● Problem description
Output, word for word, every line from the start of the listing down to and including the line that contains "fig = go.Figure()"; include nothing else.

--- START ---

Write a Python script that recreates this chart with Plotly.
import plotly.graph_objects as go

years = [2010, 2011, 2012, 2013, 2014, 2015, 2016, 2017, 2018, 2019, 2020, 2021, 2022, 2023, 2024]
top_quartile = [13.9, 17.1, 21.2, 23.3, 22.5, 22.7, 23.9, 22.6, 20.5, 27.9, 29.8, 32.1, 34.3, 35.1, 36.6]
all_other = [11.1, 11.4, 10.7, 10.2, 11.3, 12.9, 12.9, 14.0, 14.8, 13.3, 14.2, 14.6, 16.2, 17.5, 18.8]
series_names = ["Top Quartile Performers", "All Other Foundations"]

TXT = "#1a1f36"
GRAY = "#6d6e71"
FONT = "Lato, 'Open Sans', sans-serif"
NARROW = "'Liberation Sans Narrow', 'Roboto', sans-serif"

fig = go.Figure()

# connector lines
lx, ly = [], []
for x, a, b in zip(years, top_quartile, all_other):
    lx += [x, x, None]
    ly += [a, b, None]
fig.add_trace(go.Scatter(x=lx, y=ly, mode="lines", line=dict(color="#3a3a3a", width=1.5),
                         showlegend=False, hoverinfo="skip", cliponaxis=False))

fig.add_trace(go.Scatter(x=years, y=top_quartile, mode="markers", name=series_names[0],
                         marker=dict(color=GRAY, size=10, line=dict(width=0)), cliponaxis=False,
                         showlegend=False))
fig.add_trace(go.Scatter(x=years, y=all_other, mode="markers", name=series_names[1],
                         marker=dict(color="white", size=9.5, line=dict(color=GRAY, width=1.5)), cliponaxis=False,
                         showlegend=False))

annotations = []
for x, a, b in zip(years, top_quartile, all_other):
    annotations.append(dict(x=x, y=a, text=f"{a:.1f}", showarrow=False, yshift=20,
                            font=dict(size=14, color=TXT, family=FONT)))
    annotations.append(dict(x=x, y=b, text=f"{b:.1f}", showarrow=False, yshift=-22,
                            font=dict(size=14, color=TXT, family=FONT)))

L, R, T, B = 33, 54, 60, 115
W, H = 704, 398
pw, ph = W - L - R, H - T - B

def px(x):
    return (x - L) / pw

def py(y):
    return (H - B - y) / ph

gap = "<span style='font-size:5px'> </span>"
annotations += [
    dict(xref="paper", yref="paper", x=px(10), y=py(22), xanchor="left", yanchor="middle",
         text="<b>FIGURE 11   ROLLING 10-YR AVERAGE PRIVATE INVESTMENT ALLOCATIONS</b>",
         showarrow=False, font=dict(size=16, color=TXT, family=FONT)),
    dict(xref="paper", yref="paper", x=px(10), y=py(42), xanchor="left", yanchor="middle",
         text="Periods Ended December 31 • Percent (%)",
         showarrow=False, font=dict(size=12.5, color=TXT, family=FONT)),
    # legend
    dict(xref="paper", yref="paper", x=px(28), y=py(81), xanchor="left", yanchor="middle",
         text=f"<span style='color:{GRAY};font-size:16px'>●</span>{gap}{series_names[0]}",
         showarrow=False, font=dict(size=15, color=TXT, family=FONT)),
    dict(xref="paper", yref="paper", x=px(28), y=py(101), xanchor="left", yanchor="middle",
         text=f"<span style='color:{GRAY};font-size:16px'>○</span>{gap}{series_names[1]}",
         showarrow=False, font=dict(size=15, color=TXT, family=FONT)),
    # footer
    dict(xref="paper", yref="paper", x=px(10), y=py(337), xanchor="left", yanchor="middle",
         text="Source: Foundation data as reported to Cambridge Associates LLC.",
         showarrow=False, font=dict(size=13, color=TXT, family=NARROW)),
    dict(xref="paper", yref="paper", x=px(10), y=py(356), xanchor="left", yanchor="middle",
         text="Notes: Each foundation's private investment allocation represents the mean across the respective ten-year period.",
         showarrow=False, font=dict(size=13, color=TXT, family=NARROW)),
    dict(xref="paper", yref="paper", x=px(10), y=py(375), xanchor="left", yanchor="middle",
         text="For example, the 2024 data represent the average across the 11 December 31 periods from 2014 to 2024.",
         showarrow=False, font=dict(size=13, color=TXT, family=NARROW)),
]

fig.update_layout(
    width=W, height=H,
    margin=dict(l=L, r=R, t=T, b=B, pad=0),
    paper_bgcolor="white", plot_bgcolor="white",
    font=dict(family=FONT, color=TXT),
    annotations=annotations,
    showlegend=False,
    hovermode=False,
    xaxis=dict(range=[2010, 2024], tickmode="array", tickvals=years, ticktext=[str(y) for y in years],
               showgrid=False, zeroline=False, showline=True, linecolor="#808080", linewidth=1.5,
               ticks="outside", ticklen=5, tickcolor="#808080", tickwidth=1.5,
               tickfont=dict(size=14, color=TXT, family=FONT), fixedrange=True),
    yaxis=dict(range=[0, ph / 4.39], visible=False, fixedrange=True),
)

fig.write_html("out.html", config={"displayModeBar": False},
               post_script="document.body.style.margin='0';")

--- END ---

● Written solution
Write a Python script that recreates this chart with Plotly.
import plotly.graph_objects as go

years = [2010, 2011, 2012, 2013, 2014, 2015, 2016, 2017, 2018, 2019, 2020, 2021, 2022, 2023, 2024]
top_quartile = [13.9, 17.1, 21.2, 23.3, 22.5, 22.7, 23.9, 22.6, 20.5, 27.9, 29.8, 32.1, 34.3, 35.1, 36.6]
all_other = [11.1, 11.4, 10.7, 10.2, 11.3, 12.9, 12.9, 14.0, 14.8, 13.3, 14.2, 14.6, 16.2, 17.5, 18.8]
series_names = ["Top Quartile Performers", "All Other Foundations"]

TXT = "#1a1f36"
GRAY = "#6d6e71"
FONT = "Lato, 'Open Sans', sans-serif"
NARROW = "'Liberation Sans Narrow', 'Roboto', sans-serif"

fig = go.Figure()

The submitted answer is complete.